Objective >> Scan the records for the string "script"; copy each line where it occurs.

---------- Task inputs

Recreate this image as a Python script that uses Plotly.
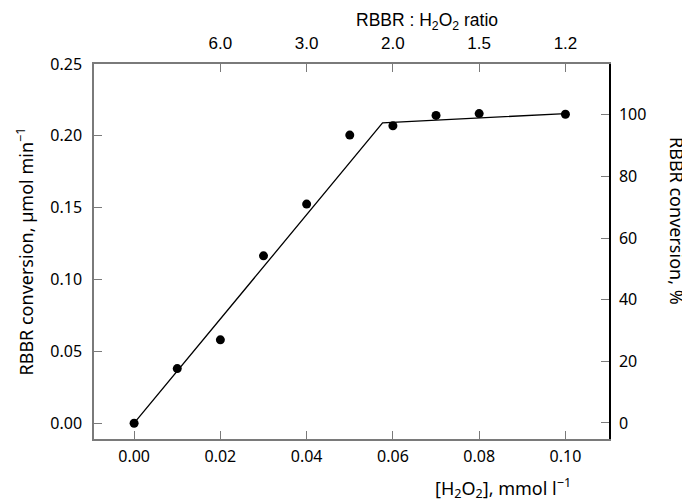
import plotly.graph_objects as go

# measured points
h2o2 = [0.0, 0.01, 0.02, 0.03, 0.04, 0.05, 0.06, 0.07, 0.08, 0.10]
rbbr_rate = [0.0, 0.038, 0.058, 0.1165, 0.1525, 0.2005, 0.207, 0.2142, 0.2155, 0.215]

# fitted broken line
fit_x = [0.0, 0.0576, 0.10]
fit_y = [0.0, 0.209, 0.2155]

# top axis: RBBR : H2O2 ratio
ratio_pos = [0.02, 0.04, 0.06, 0.08, 0.10]
ratio_labels = ["6.0", "3.0", "2.0", "1.5", "1.2"]

# right axis: conversion %
pct_ticks = [0, 20, 40, 60, 80, 100]

GRAY = "#7a7a7a"
FONT = "Noto Sans"
NARROW = "Liberation Sans Narrow, Liberation Sans"
xr = [-0.0093, 0.1101]

fig = go.Figure()
fig.add_trace(go.Scatter(x=fit_x, y=fit_y, mode="lines",
                         line=dict(color="black", width=1.3), showlegend=False))
fig.add_trace(go.Scatter(x=h2o2, y=rbbr_rate, mode="markers",
                         marker=dict(color="black", size=9), showlegend=False))
# invisible traces to activate the secondary axes
fig.add_trace(go.Scatter(x=[None], y=[None], xaxis="x2", yaxis="y", showlegend=False))
fig.add_trace(go.Scatter(x=[None], y=[None], xaxis="x", yaxis="y2", showlegend=False))

# the page body adds an 8px offset, so the figure is a bit smaller than the window
fig.update_layout(
    width=682, height=495,
    margin=dict(l=86, r=80.5, t=56, b=64),
    plot_bgcolor="white", paper_bgcolor="white",
    font=dict(family=FONT, size=16, color="black"),
    xaxis=dict(range=xr, tickvals=[0, 0.02, 0.04, 0.06, 0.08, 0.10],
               ticktext=["0.00", "0.02", "0.04", "0.06", "0.08", "0.10"],
               ticks="inside", ticklen=8, tickcolor=GRAY, tickwidth=1.3,
               showline=True, linecolor=GRAY, linewidth=1.5, automargin=False,
               showgrid=False, zeroline=False, ticklabelstandoff=2),
    xaxis2=dict(range=xr, overlaying="x", side="top", anchor="y",
                tickvals=ratio_pos, ticktext=ratio_labels, automargin=False,
                ticks="inside", ticklen=8, tickcolor=GRAY, tickwidth=1.3,
                showline=True, linecolor=GRAY, linewidth=1.5,
                showgrid=False, zeroline=False, ticklabelstandoff=6,
                tickfont=dict(family=NARROW, size=17)),
    yaxis=dict(range=[-0.011, 0.25], tickvals=[0, 0.05, 0.10, 0.15, 0.20, 0.25],
               ticktext=["0.00", "0.05", "0.10", "0.15", "0.20", "0.25"],
               ticks="inside", ticklen=8, tickcolor=GRAY, tickwidth=1.3,
               showline=True, linecolor=GRAY, linewidth=1.5, automargin=False,
               showgrid=False, zeroline=False, ticklabelstandoff=7),
    yaxis2=dict(range=[-5.2, 116.5], overlaying="y", side="right", anchor="x",
                tickvals=pct_ticks, ticks="inside", ticklen=8, tickcolor=GRAY,
                tickwidth=1.3, showline=True, linecolor="black", linewidth=1.5,
                automargin=False, showgrid=False, zeroline=False,
                ticklabelstandoff=5),
)

fig.add_annotation(text="RBBR conversion, µmol min<sup>−1</sup>", textangle=-90,
                   xref="paper", yref="paper", x=-0.134, y=0.5,
                   xanchor="center", yanchor="middle", showarrow=False,
                   font=dict(size=18))
fig.add_annotation(text="RBBR conversion, %", textangle=90,
                   xref="paper", yref="paper", x=1.133, y=0.58,
                   xanchor="center", yanchor="middle", showarrow=False,
                   font=dict(size=18))
fig.add_annotation(text="[H<sub>2</sub>O<sub>2</sub>], mmol l<sup>−1</sup>",
                   xref="paper", yref="paper", x=0.93, y=-0.13,
                   xanchor="right", yanchor="middle", showarrow=False,
                   font=dict(size=18))
fig.add_annotation(text="RBBR : H<sub>2</sub>O<sub>2</sub> ratio",
                   xref="paper", yref="paper", x=0.646, y=1.113,
                   xanchor="center", yanchor="middle", showarrow=False,
                   font=dict(family=NARROW, size=17.5))

fig.write_html("out.html")
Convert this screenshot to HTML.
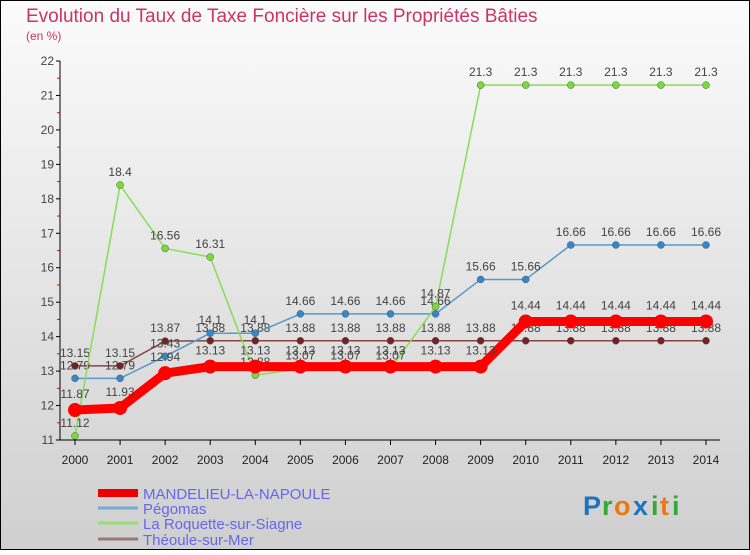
<!DOCTYPE html>
<html><head><meta charset="utf-8"><style>
html,body{margin:0;padding:0}
body{width:750px;height:550px;overflow:hidden;font-family:"Liberation Sans",sans-serif}
</style></head><body>
<svg id="chart" width="750" height="550" xmlns="http://www.w3.org/2000/svg">
<defs><linearGradient id="bg" x1="0" y1="0" x2="0" y2="1"><stop offset="0" stop-color="#fbfbfb"/><stop offset="1" stop-color="#cfcfcf"/></linearGradient></defs>
<rect x="0.5" y="0.5" width="749" height="549" fill="url(#bg)" stroke="#000"/>
<text x="26" y="22" font-size="19" fill="#cc3366">Evolution du Taux de Taxe Foncière sur les Propriétés Bâties</text>
<text x="26" y="40" font-size="12" fill="#cc3366">(en %)</text>
<g id="axes"></g><g id="series"></g><g id="legend"></g>
<g font-size="27" font-weight="bold" font-family="'Liberation Sans',sans-serif">
<text x="583" y="515" fill="#1e73be">P</text><text x="602" y="515" fill="#33aa33">r</text><text x="614" y="515" fill="#ee7711">o</text><text x="633" y="515" fill="#1e73be">x</text><text x="651" y="515" fill="#33aa33">i</text><text x="660" y="515" fill="#ee7711">t</text><text x="672" y="515" fill="#33aa33">i</text>
</g>
</svg>
<script>
const years=[2000,2001,2002,2003,2004,2005,2006,2007,2008,2009,2010,2011,2012,2013,2014];
const yTicks=[11,12,13,14,15,16,17,18,19,20,21,22];
const mandelieu=[11.87,11.93,12.94,13.13,13.13,13.13,13.13,13.13,13.13,13.13,14.44,14.44,14.44,14.44,14.44];
const pegomas=[12.79,12.79,13.43,14.1,14.1,14.66,14.66,14.66,14.66,15.66,15.66,16.66,16.66,16.66,16.66];
const roquette=[11.12,18.4,16.56,16.31,12.88,13.07,13.07,13.07,14.87,21.3,21.3,21.3,21.3,21.3,21.3];
const theoule=[13.15,13.15,13.87,13.88,13.88,13.88,13.88,13.88,13.88,13.88,13.88,13.88,13.88,13.88,13.88];
const seriesNames=["MANDELIEU-LA-NAPOULE","Pégomas","La Roquette-sur-Siagne","Théoule-sur-Mer"];
const NS="http://www.w3.org/2000/svg";
const x=i=>75+i*(706-75)/(years.length-1);
const y=v=>440-(v-11)*(440-61)/11;
function mk(tag,attrs,parent,txt){const e=document.createElementNS(NS,tag);for(const k in attrs)e.setAttribute(k,attrs[k]);if(txt!==undefined)e.textContent=txt;parent.appendChild(e);return e;}
const axes=document.getElementById('axes');
const ya=mk('line',{x1:60,y1:y(22),x2:60,y2:y(11),stroke:'#000'},axes);

const xa=mk('line',{x1:60,y1:y(11),x2:720,y2:y(11),stroke:'#000'},axes);

yTicks.forEach(t=>{
  mk('line',{x1:56,y1:y(t),x2:60,y2:y(t),stroke:'#000'},axes);
  if(t<22) mk('line',{x1:57,y1:y(t+0.5),x2:60,y2:y(t+0.5),stroke:'#e00'},axes);
  const l=mk('text',{x:54,y:y(t)+4,'font-size':12,'text-anchor':'end',fill:'#444'},axes,t);
  
});
years.forEach((yr,i)=>{
  mk('line',{x1:x(i),y1:y(11),x2:x(i),y2:y(11)+5,stroke:'#000'},axes);
  const l=mk('text',{x:x(i),y:464,'font-size':12,'text-anchor':'middle',fill:'#222'},axes,yr);
  
});
const sg=document.getElementById('series');
const defs=[
 {d:theoule,c:'#884444',w:1.5,r:3.5,f:'#772222',name:'series-theoule'},
 {d:pegomas,c:'#5599cc',w:1.5,r:3.5,f:'#3388cc',name:'series-pegomas'},
 {d:roquette,c:'#88dd55',w:1.5,r:3.5,f:'#77dd33',name:'series-roquette'},
 {d:mandelieu,c:'#ff0000',w:9,r:7,f:'#ff0000',name:'series-mandelieu'}
];
defs.forEach(s=>{
  const g=mk('g',{},sg);
  
  mk('polyline',{points:s.d.map((v,i)=>x(i)+','+y(v)).join(' '),fill:'none',stroke:s.c,'stroke-width':s.w,'stroke-linejoin':'round'},g);
  s.d.forEach((v,i)=>{
    const p=mk('circle',{cx:x(i),cy:y(v),r:s.r,fill:s.f,stroke:s.w>5?'none':'#555','stroke-width':0.5},g);
    
    const t=mk('text',{x:x(i),y:y(v)-9-(s.w>5?3:0),'font-size':12,'text-anchor':'middle',fill:'#444'},g,String(v));
    
  });
});
const lg=document.getElementById('legend');
const lc=['#ee0000','#77aacc','#99dd77','#997777'],lw=[8,3,3,3],ly=[493,508,523,539];
seriesNames.forEach((n,i)=>{
  const e=mk('g',{},lg);
  
  mk('line',{x1:98,y1:ly[i],x2:138,y2:ly[i],stroke:lc[i],'stroke-width':lw[i]},e);
  mk('text',{x:143,y:ly[i]+6,'font-size':15,fill:'#6666ee'},e,n);
});
</script>
</body></html>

--------------------

Task response >>
Recreate this image as a Python script that uses Plotly.
<script>
</script>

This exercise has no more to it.